The month passed without too many alarms but with a few surprises and political shenanigans along the way. This included an unexpected deal which seemed at one point to have a chance of going through, before being scuppered by the remain favouring majority in the houses of parliament.
Market & Portfolio Returns Comments.
For UK equities this meant a pick up for the more domestically sensitive sectors and indices like the Mid 250 and Small Cap which delivered positive returns in the month. While the broader more international larger indices the FTSE All Share, FTSE 350 & FTSE 100 all saw negative returns as the effects of a relief rally in Sterling hit sentiment on some of the larger stocks and sectors. For the Compound Income Scores Portfolio, with its bias toward Mid & Smaller stocks, this meant a better month relative to the broader market as it clawed back some of the under performance from last month. The small positive return left it up by 14% YTD which is 1.2% ahead of the FTSE All Share. If it is of any interest you can see the full performance history since inception in April 2015 here and detail about the Scores which help with the stock selection here.
Market Timing Indicators & Outlook Comments.
Despite this the Market Timing indicators that I produce for the UK markets remained in positive territory to varying degrees with the 250 being the most bullish & the Small Cap Index the least with FTSE 100 in between. Given this and despite a small tick up in the US unemployment rate, no sell signal has been generated again this month. So despite all the political worries domestically over BREXIT and the forthcoming election and the on going trade dispute and global economic slowdown one should probably remain invested.

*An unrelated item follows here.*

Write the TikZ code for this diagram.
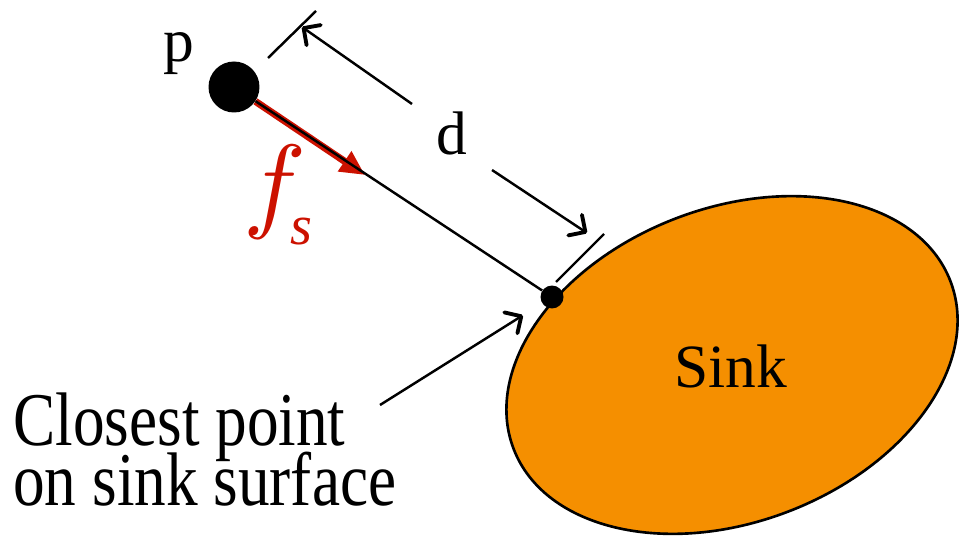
\documentclass[tikz,border=0pt]{standalone}
\usepackage{fontspec}
\usepackage{unicode-math}
\setmainfont{Liberation Serif}
\setmathfont{Latin Modern Math}
\usepackage{graphicx}
\usetikzlibrary{arrows.meta,shapes.geometric}

\definecolor{sinkorange}{RGB}{245,143,0}
\definecolor{forcered}{RGB}{204,17,0}
\newcommand{\tallbox}[1]{\scalebox{1}[1.2]{#1}}

\begin{document}
\begin{tikzpicture}[
    x=0.02cm, y=-0.02cm,
    dot/.style={circle, fill=black, inner sep=0pt},
    sinkshape/.style={draw, ellipse, fill=sinkorange, line width=1.5pt, inner sep=0pt, minimum width=9.36cm, minimum height=6.28cm},
    label/.style={inner sep=0pt, anchor=base, font=\fontsize{35}{35}\selectfont},
    note/.style={inner sep=0pt, anchor=base west, font=\fontsize{36}{36}\selectfont},
    conn/.style={line width=1.4pt},
    pointer/.style={-{Straight Barb[length=7pt, width=14pt, line width=2.2pt, round]}, line width=1.4pt},
    force/.style={-{Triangle[length=14pt, width=13pt]}, draw=forcered, line width=4pt}
]
    \useasboundingbox (0,0) rectangle (959,536);

    % Sink
    \node[sinkshape, rotate=21] (sink) at (732,365) {};
    \node[label] (sinklabel) at (731,387) {Sink};

    % Particle and closest point
    \node[dot, minimum size=1.02cm] (p) at (234,87) {};
    \node[dot, minimum size=0.46cm] (cp) at (552,297) {};
    \node[label] (plabel) at (179,62) {p};

    % Force
    \coordinate (ftip) at (365,175);
    \draw[force] (p) -- (ftip);
    \draw[conn] (p) -- (cp);
    \node[inner sep=0pt, anchor=base west, text=forcered] (fslabel) at (243,219)
        {\fontsize{60}{60}\selectfont$f$\hspace{-8pt}\raisebox{-14.5pt}{\fontsize{32}{32}\selectfont\itshape s}};

    % Distance
    \coordinate (tickA1) at (268,58);
    \coordinate (tickA2) at (316,11);
    \coordinate (tickB1) at (556,282);
    \coordinate (tickB2) at (604,234);
    \coordinate (dA) at (302,27);
    \coordinate (dB) at (587,233);
    \coordinate (dtailA) at (412,104);
    \coordinate (dtailB) at (492,170);
    \draw[conn] (tickA1) -- (tickA2);
    \draw[conn] (tickB1) -- (tickB2);
    \draw[pointer] (dtailA) -- (dA);
    \draw[pointer] (dtailB) -- (dB);
    \node[label] (dlabel) at (452,155) {d};

    % Closest point label
    \node[note] (closestA) at (13,445) {\tallbox{Closest point}};
    \node[note] (closestB) at (13,505) {\tallbox{on sink surface}};
    \coordinate (ptail) at (380,405);
    \draw[pointer, shorten >=0.45cm] (ptail) -- (cp);
\end{tikzpicture}
\end{document}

Worth bearing in mind though that the US Manufacturing ISM index remained below 50 this month (recession territory) and the US yield curve went negative a few months back (an advance warning of recession). Thus far though, despite the economic slowdown, a robust employment and wages background seems to have been sufficient to keep things ticking over kept consumers spending. Corporate spending however seems to have turned quite cautious with investment spending tailing off quite dramatically and not just in the UK due to BREXIT, while share buy backs and dividend have continued to support markets.
This has however left UK equities looking pretty unloved and good value compared to both their history and other asset classes. This also suggests it is probably worth remaining invested as if a few things turn out better than expected then there could be quite a decent rise in sterling based assets including equities. If not then at least the lower valuations than elsewhere mean they might offer more downside protection than some other markets.
Summary & Conclusion.
So we survived the often tricky October without too much harm despite all the scares along the way. Timing indicators and valuations suggest that in the UK at least one should remain invested for now. While in the UK we also have the General Election and associated BREXIT bullshit to look forward to. We are also entering a seasonally stronger period with the potential for some resolution of the political log jam, if any party can come out of the election with a working majority, big if I know. I must admit for about 5 minutes there I thought that might have been possible if the Tories had done some kind of leave pact with the BREXIT party, but Nigel Farage seems to have ruled that out now. This seems to make a split of the leave vote more likely while remain favouring parties seem to still be talking about some kind of rebel alliance and many are already talking about tactical voting (sigh).
To me it looks like a hung parliament or or perhaps some kind of remain coalition might be the end result but who knows?!